Второй, трехлетний, сын ее, Андрей, спит на нарах. Белое личико на малиновой подушке…

Не могу переступить порог. Вот ведь как, не могу, и все. Раньше смело подходил, а сейчас точно одеревенел. Так вроде бы просто шагнуть, поздороваться… Но понимаю: нельзя уже по-прежнему, что-то новое и цветет и мечется в сердце.

Вера повернулась ко мне и от неожиданности уронила руки на колени.

— Федя… приехал…

Она встала, подалась ко мне… И остановилась, отвернувшись к окну. И, не глядя на меня, звонко, заученно как-то сказала:

— Уходи. Хватит… баловства…

А сама чуть не плачет. Держится за косяк окна, смотрит на улицу.

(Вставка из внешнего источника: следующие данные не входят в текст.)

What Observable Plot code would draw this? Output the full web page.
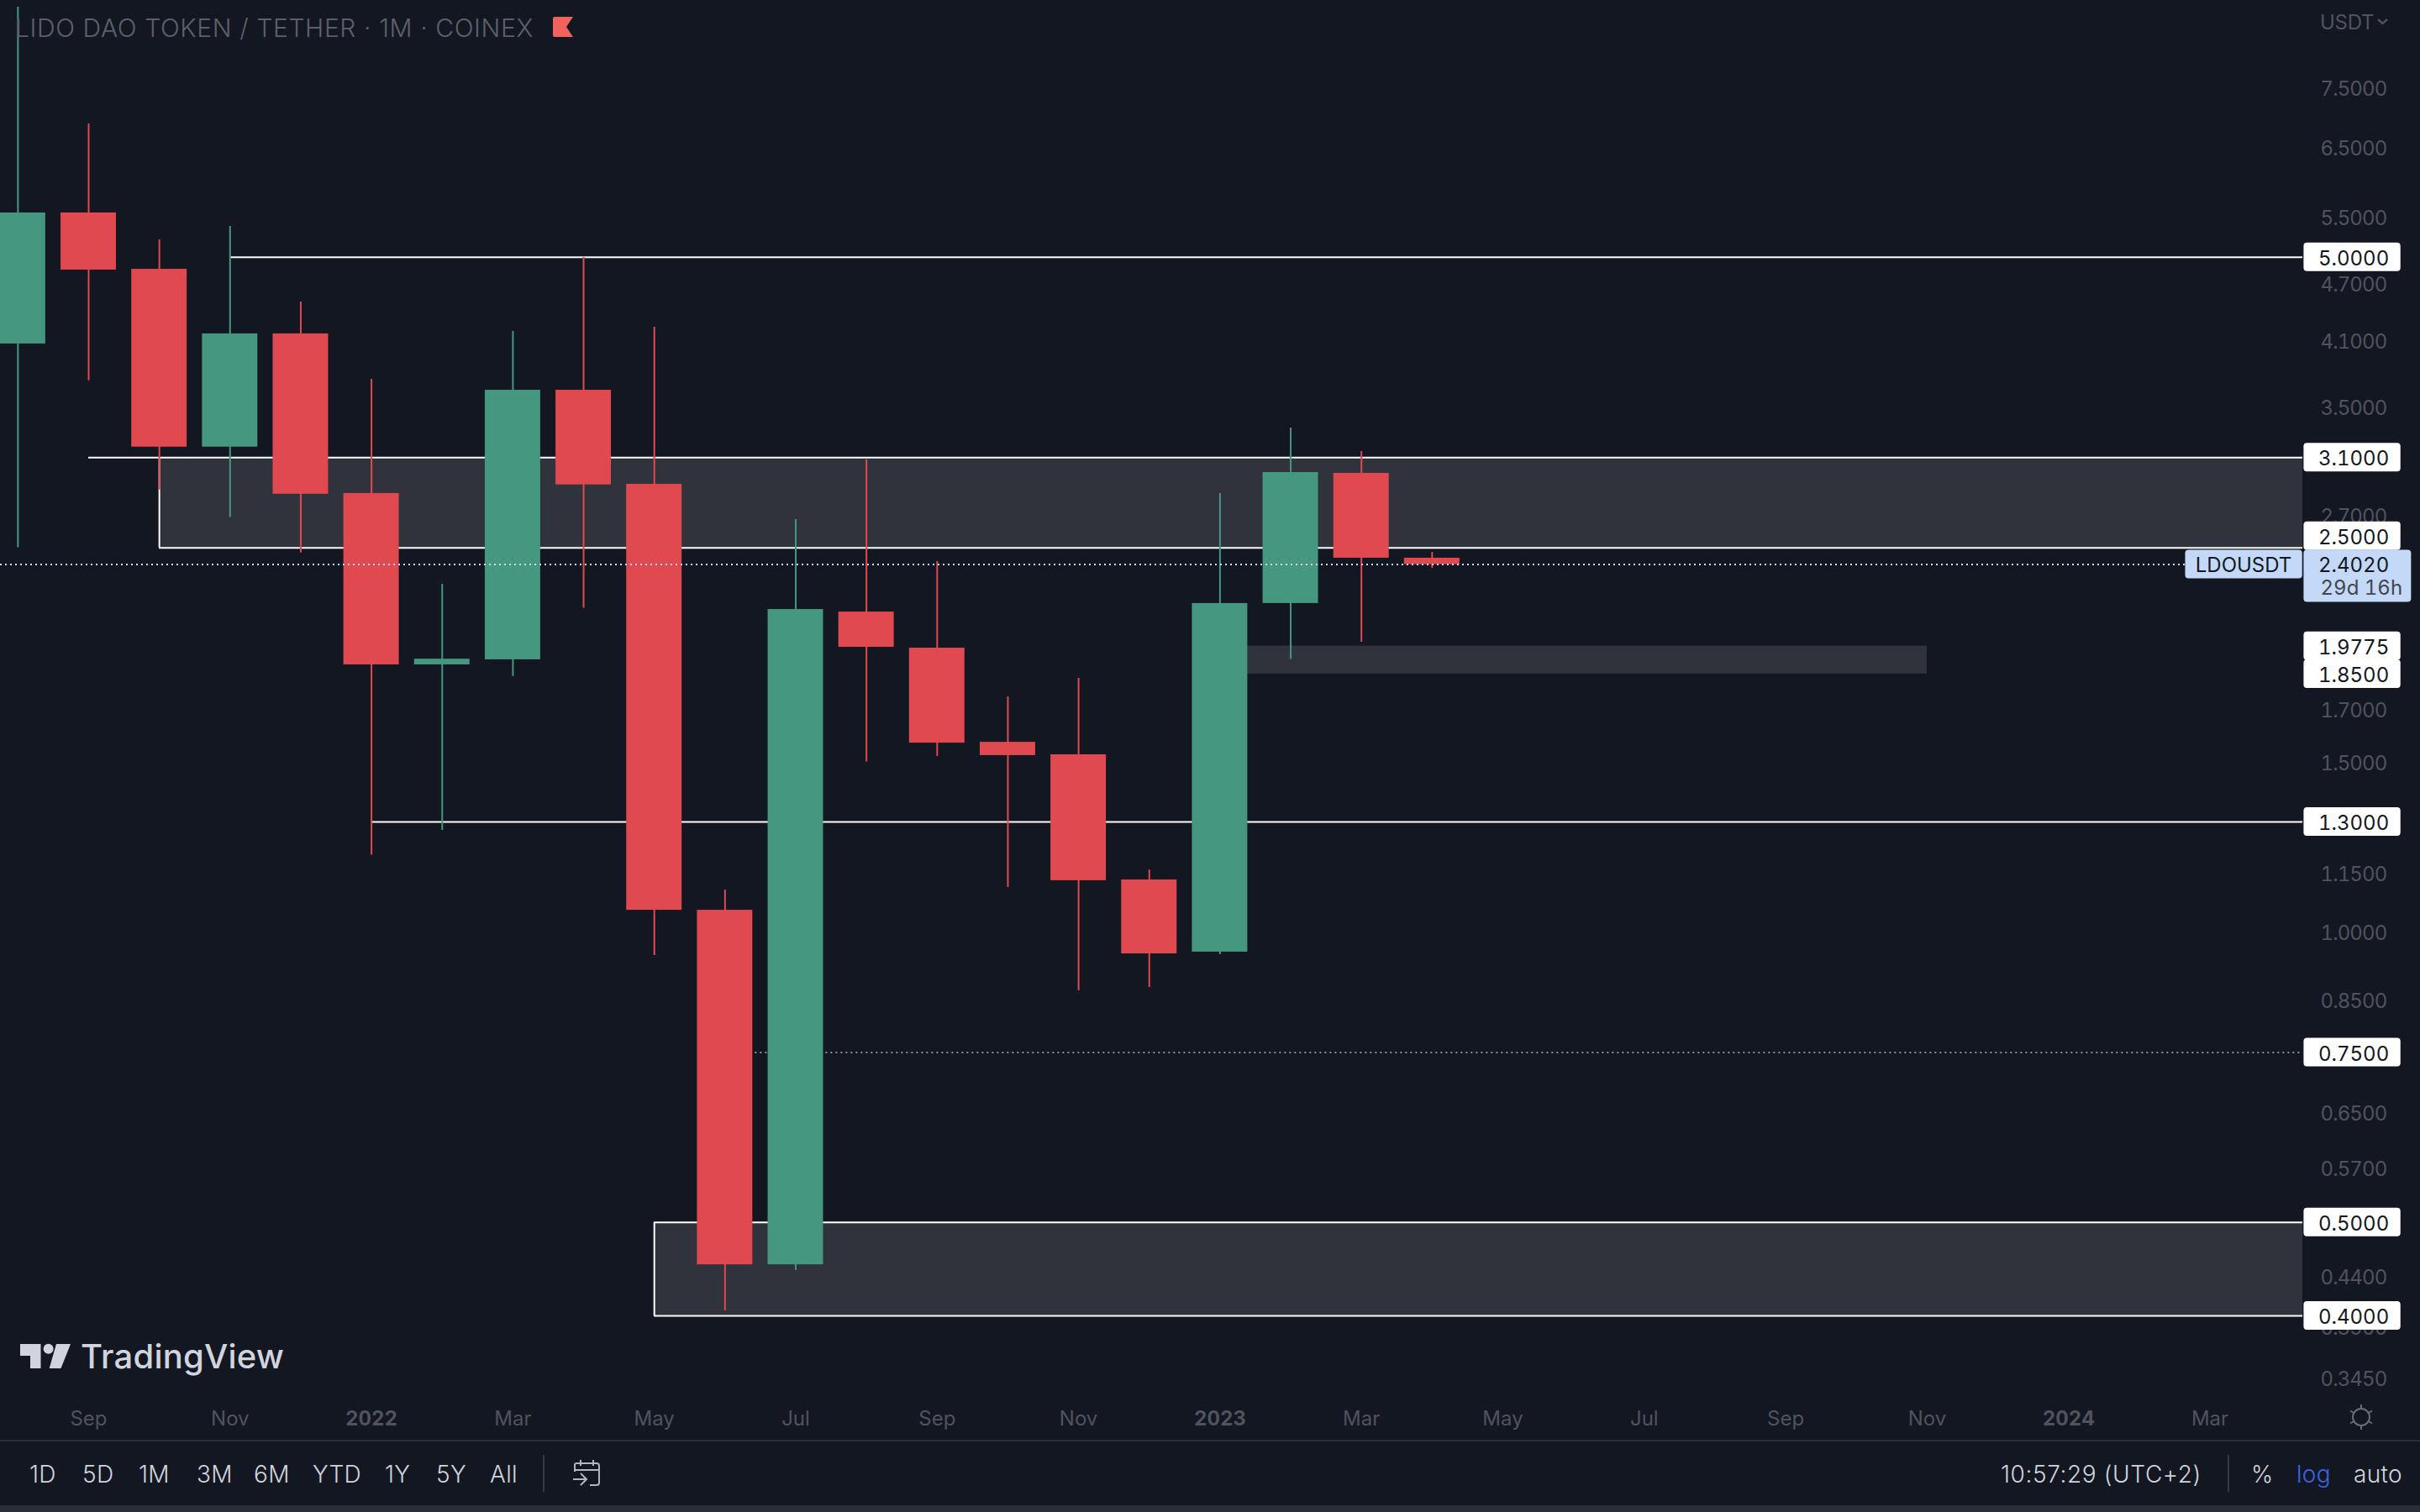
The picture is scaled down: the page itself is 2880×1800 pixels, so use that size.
<!DOCTYPE html>
<html>
<head>
<meta charset="utf-8">
<script src="https://cdn.jsdelivr.net/npm/d3@7"></script>
<script src="https://cdn.jsdelivr.net/npm/@observablehq/plot@0.6"></script>
<style>
  html, body { margin: 0; padding: 0; background: #131722; overflow: hidden; width: 2880px; height: 1800px; }
  #page { position: relative; width: 2880px; height: 1800px; font-family: Inter, Roboto, sans-serif; }
  #chart svg { display: block; }
  #chart [aria-label="y-axis tick label"], #chart [aria-label="price tag value"] { letter-spacing: -0.9px; }
  #chart [aria-label="countdown"] { letter-spacing: 0.3px; }
  .abs { position: absolute; white-space: nowrap; line-height: 1; }
  #title { left: 18px; top: 18px; font-size: 30px; font-weight: 300; color: #5d606b; letter-spacing: 0.6px; }
  #logoText { left: 96px; top: 1595px; font-size: 40px; font-weight: 500; color: #d1d4dc; letter-spacing: 0.2px; }
  #usdt { left: 2761px; top: 15px; font-size: 24px; color: #50535e; letter-spacing: -0.3px; }
  #bar { position: absolute; left: 0; top: 1714px; width: 2880px; height: 78px; border-top: 2px solid #2a2e39; box-sizing: border-box; }
  #strip { position: absolute; left: 0; top: 1792px; width: 2880px; height: 8px; background: #2a2e39; }
  .tb { position: absolute; top: 1741px; font-size: 28px; font-weight: 300; color: #d1d4dc; white-space: nowrap; line-height: 1; letter-spacing: 0.3px; }
  .div { position: absolute; top: 1732px; width: 2px; height: 44px; background: #363a45; }
  svg.icon { position: absolute; overflow: visible; }
</style>
</head>
<body>
<div id="page">
  <div id="chart"></div>

  <div class="abs" id="title">LIDO DAO TOKEN / TETHER · 1M · COINEX</div>
  <svg class="icon" style="left:658px;top:20px" width="24" height="24"><path d="M0 2 Q0 0 2 0 H24 L16 12 L24 24 H2 Q0 24 0 22 Z" fill="#f0625a"/></svg>

  <svg class="icon" style="left:24px;top:1600px" width="60" height="30">
    <path d="M0 0 H24.5 V29 H12 V14 H0 Z" fill="#d1d4dc"/>
    <circle cx="33.6" cy="5.8" r="6" fill="#d1d4dc"/>
    <path d="M43 0 H60 L48.5 29 H34.7 Z" fill="#d1d4dc"/>
  </svg>
  <div class="abs" id="logoText">TradingView</div>

  <div class="abs" id="usdt">USDT</div>
  <svg class="icon" style="left:2829px;top:22px" width="13" height="8"><path d="M1 1 L6.5 6 L12 1" fill="none" stroke="#50535e" stroke-width="2.4"/></svg>

  <svg class="icon" style="left:2794px;top:1671px" width="32" height="32" viewBox="0 0 32 32">
    <circle cx="16" cy="16" r="10" fill="none" stroke="#6a6d78" stroke-width="2"/>
    <path d="M16 1V6M16 26V31M3 8.5L7.3 11M24.7 21L29 23.5M3 23.5L7.3 21M24.7 11L29 8.5" stroke="#6a6d78" stroke-width="2" fill="none"/>
  </svg>

  <div id="bar"></div>
  <div id="strip"></div>
  <span class="tb" style="left:35px">1D</span>
  <span class="tb" style="left:98px">5D</span>
  <span class="tb" style="left:165px">1M</span>
  <span class="tb" style="left:234px">3M</span>
  <span class="tb" style="left:302px">6M</span>
  <span class="tb" style="left:372px">YTD</span>
  <span class="tb" style="left:458px">1Y</span>
  <span class="tb" style="left:519px">5Y</span>
  <span class="tb" style="left:583px">All</span>
  <div class="div" style="left:646px"></div>
  <svg class="icon" style="left:680px;top:1738px" width="34" height="32" viewBox="0 0 34 32">
    <path d="M4 14 V6 Q4 4 6 4 H30 Q33 4 33 7 V27 Q33 30 30 30 H22 M4 12 H33 M11 0 V7 M26 0 V7 M2 23 H17 M11 16 L18 23 L11 30" fill="none" stroke="#b2b5be" stroke-width="2"/>
  </svg>
  <span class="tb" style="left:2381px;letter-spacing:0.6px">10:57:29 (UTC+2)</span>
  <div class="div" style="left:2651px"></div>
  <span class="tb" style="left:2679px">%</span>
  <span class="tb" style="left:2733px;color:#3a66e0">log</span>
  <span class="tb" style="left:2801px">auto</span>
</div>

<script>
// Monthly candles, Aug 2021 to Apr 2023
const barMonth = ["2021-08","2021-09","2021-10","2021-11","2021-12","2022-01","2022-02","2022-03","2022-04","2022-05","2022-06","2022-07","2022-08","2022-09","2022-10","2022-11","2022-12","2023-01","2023-02","2023-03","2023-04"];
const barIndex = [-1,0,1,2,3,4,5,6,7,8,9,10,11,12,13,14,15,16,17,18,19];
const open  = [4.066,5.558,4.859,3.179,4.165,2.846,1.891,1.914,3.641,2.909,1.053,0.452,2.145,1.968,1.572,1.526,1.132,0.953,2.189,2.986,2.439];
const close = [5.558,4.850,3.179,4.165,2.841,1.891,1.917,3.641,2.905,1.053,0.452,2.158,1.972,1.569,1.523,1.130,0.949,2.189,2.992,2.439,2.402];
const high  = [9.080,6.873,5.212,5.382,4.494,3.737,2.292,4.190,5.000,4.232,1.105,2.674,3.085,2.420,1.752,1.831,1.159,2.846,3.327,3.146,2.473];
const low   = [2.501,3.725,2.870,2.688,2.469,1.201,1.274,1.839,2.165,0.945,0.405,0.446,1.500,1.520,1.112,0.869,0.876,0.947,1.917,1.996,2.381];

// Axis labels
const xTicks = [0,2,4,6,8,10,12,14,16,18,20,22,24,26,28,30];
const xLabels = ["Sep","Nov","2022","Mar","May","Jul","Sep","Nov","2023","Mar","May","Jul","Sep","Nov","2024","Mar"];
const yTicks = [7.5,6.5,5.5,4.7,4.1,3.5,2.7,1.7,1.5,1.15,1,0.85,0.65,0.57,0.44,0.39,0.345];

// Drawn levels and zones
const xStart = -1.2478, xEnd = 31.313;
const levels = [{p:5.0,from:2},{p:3.1,from:0},{p:2.5,from:1},{p:1.3,from:4},{p:0.5,from:8},{p:0.4,from:8}];
const zones = [{hi:3.1,lo:2.5,from:1,to:xEnd},{hi:1.9775,lo:1.85,from:16,to:26},{hi:0.5,lo:0.4,from:8,to:xEnd}];
const sideEdges = [{hi:3.1,lo:2.5,at:1},{hi:0.5,lo:0.4,at:8}];
const tagPrices = [5.0,3.1,1.9775,1.85,1.3,0.75,0.5,0.4];
const raisedTag = [2.5];
const lastPrice = 2.402;

const candles = barMonth.map((m,i)=>({m,i:barIndex[i],o:open[i],c:close[i],h:high[i],l:low[i]}));
const red = "#e0494f", green = "#45977f", ink = "#131722", muted = "#50535e";
const half = 0.392;
const tagL = 31.33, tagR = 32.70;
const fmt = d3.format(".4f");

const chart = Plot.plot({
  width: 2880, height: 1714,
  marginLeft: 0, marginRight: 140, marginTop: 0, marginBottom: 54,
  style: {background: "transparent", fontFamily: "Inter, Roboto, sans-serif", fontSize: "24px", overflow: "hidden"},
  x: {type: "linear", domain: [xStart, xEnd]},
  y: {type: "log", domain: [0.3314, 9.227]},
  marks: [
    Plot.axisX({ticks: xTicks.filter((t,k)=>!/^\d/.test(xLabels[k])), tickFormat: t=>xLabels[xTicks.indexOf(t)], tickSize: 0, tickPadding: 19, color: muted, label: null}),
    Plot.axisX({ticks: xTicks.filter((t,k)=>/^\d/.test(xLabels[k])), tickFormat: t=>xLabels[xTicks.indexOf(t)], tickSize: 0, tickPadding: 19, color: muted, fontWeight: 700, label: null}),
    // Explicit tick data; an infinite count stops the log scale from thinning the labels
    Plot.axisY(yTicks, {anchor: "right", ticks: Infinity, tickFormat: fmt, tickSize: 0, tickPadding: 21, dy: 2, color: muted, label: null}),

    Plot.rect(zones, {x1: "from", x2: "to", y1: "lo", y2: "hi", fill: "#30333c"}),
    Plot.ruleY(levels, {y: "p", x1: "from", x2: xEnd, stroke: "#ffffff", strokeWidth: 2}),
    Plot.ruleX(sideEdges, {x: "at", y1: "lo", y2: "hi", stroke: "#ffffff", strokeWidth: 2}),
    Plot.ruleY([0.75], {x1: 9, x2: xEnd, stroke: "#8b8e96", strokeWidth: 2, strokeDasharray: "2,4"}),

    Plot.ruleX(candles, {x: "i", y1: "l", y2: "h", stroke: d=>d.c>=d.o?green:red, strokeWidth: 2}),
    Plot.rect(candles, {x1: d=>d.i-half, x2: d=>d.i+half, y1: "o", y2: "c", fill: d=>d.c>=d.o?green:red}),

    Plot.ruleY([lastPrice], {x1: xStart, x2: 29.655, stroke: "#c9dcf8", strokeWidth: 2, strokeDasharray: "2,4"}),

    Plot.rect(tagPrices, {x1: tagL, x2: tagR, y1: d=>d, y2: d=>d, insetTop: -17, insetBottom: -17, fill: "#ffffff", rx: 4}),
    Plot.text(tagPrices, {x: tagR, y: d=>d, text: fmt, dx: -14, dy: 2, textAnchor: "end", fill: ink, fontVariant: "tabular-nums", ariaLabel: "price tag value"}),
    Plot.rect(raisedTag, {x1: tagL, x2: tagR, y1: d=>d, y2: d=>d, insetTop: -31, insetBottom: -3, fill: "#ffffff", rx: 4}),
    Plot.text(raisedTag, {x: tagR, y: d=>d, text: fmt, dx: -14, dy: -12, textAnchor: "end", fill: ink, fontVariant: "tabular-nums", ariaLabel: "price tag value"}),

    Plot.rect([lastPrice], {x1: tagL, x2: 32.85, y1: d=>d, y2: d=>d, insetTop: -17, insetBottom: -45, fill: "#c3d9f7", rx: 4}),
    Plot.text([lastPrice], {x: tagR, y: d=>d, text: fmt, dx: -14, dy: 1, textAnchor: "end", fill: ink, fontVariant: "tabular-nums", ariaLabel: "price tag value"}),
    Plot.text(["29d 16h"], {x: xEnd, y: [lastPrice], text: d=>d, dx: 21, dy: 28, textAnchor: "start", fill: "#43464f", fontVariant: "tabular-nums", ariaLabel: "countdown"}),
    Plot.rect(["LDOUSDT"], {x1: 29.655, x2: 31.31, y1: [lastPrice], y2: [lastPrice], insetTop: -17, insetBottom: -17, fill: "#c3d9f7", rx: 4}),
    Plot.text(["LDOUSDT"], {x: 30.476, y: [lastPrice], text: d=>d, dy: 1, textAnchor: "middle", fill: ink})
  ]
});
document.getElementById("chart").appendChild(chart);
</script>
</body>
</html>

Так больно резануло меня это «баловство». Очень неправильное, плохое, лишнее слово. Она придумала его с досады, из желания вернуть время, когда мы не знали друг друга. Но разве для нее это было лучшее время? Разве не обрадовалась она только что, когда увидела меня?

Я подошел, Вера отстранила меня, села на пол, спрятала лицо в колени.

— Уходи, уходи, уходи…

Никогда она не встречала меня так. Что-то случилось. Я тихонько вышел из избы.

Мятежно и горько на душе. Все порвалось и растрепалось. Я и раньше понимал, что ей трудно. В моих приездах для нее радости, может, немногим больше, чем горечи, и только из-за этой единственной светлой капли она не прогоняла меня. Я знал про эту каплю и сначала пользовался этим. Понимал, что делаю плохо, и Николай Нилыч с самого начала мне про это говорил…

Но теперь-то ведь все перевернулось, я приехал сам не свой. Такой радости и такой боли никогда еще не было у меня. А она прогнала…

Крутые, густо-синие тучи придавили Ангару, прижали наш дом к черным камням. Тишина, а мне кажется, будто ветер остро обдирает лицо и мурашки бегут по спине.

Ладно. Пойду. Тяжко и тревожно. И все видится: Вера сидит на полу, уткнувшись лицом в колени.

А там, в камнях, грибок на тонких ножках, таежный человечек Серьга. Он смотрит на реку, на черную воду, на зеленые острова. По-своему он все знает. Он ревнует мать ко мне, а иногда и ненавидит меня, хотя я ему никогда ничего плохого не сделал. Его маленькие поступки казались мне подтверждением Вериной любви. Было время, когда меня его ревность настораживала больше, чем неожиданная нежность Веры.

Я медленно побрел к берегу. Встал рядом с Сережей, заглянул за сетку. Верины глаза пристально посмотрели на меня, и мальчишка отвернулся. Это была еще капелька горечи.

Я пошел к себе. Рюкзака в тамбуре не оказалось. Знаю: Николай Нилыч унес его в дом.

Из двери ударило сытным теплом. В большой комнате никого. За перегородкой стук ложек и голоса. Я отодвинул занавеску. Наши все здесь. И незнакомые есть. Хорошо. Николай Нилыч не сможет сразу начать свои нравоучения…

Подсел к столу. И вдруг повариха Зина тащит стакан и наливает до половины водкой. А на обгрызенном блюдечке нарезан лимон. Не маринованный, а живой, свежий лимон. Вот так штука! Небывалый обед. Видно, правда, что кончается сезон… И сжимается сердце. И безнадежно щемит, и больно «сосет» мысль о долгой разлуке.

Но пока-то Вера здесь, рядом. Я пойду к ней вечером. Да, обязательно пойду. Тогда все прояснится и развеется.

Мне сразу стало легче. Бывает ведь, что в самую серую и слякотную погоду ветер сдирает облака, засвечивает синее небо и ясную зорю. Так у меня мысль о близости Веры вдруг колыхнула все тепло и всю радость, которые дала мне эта женщина. Сделалось спокойно и звонко, точно в осеннем лесу. Я стал ждать вечера, насыщаясь теплом и обедом, присматриваясь к незнакомым, прислушиваясь к их домашним, добрым словам.

Николай Нилыч сидел у окна. Он копался в железном ящике с пленками и разными принадлежностями для съемки. Я спросил, не помочь ли ему. Он внимательно посмотрел на меня, словно врач на больного, и покачал головой.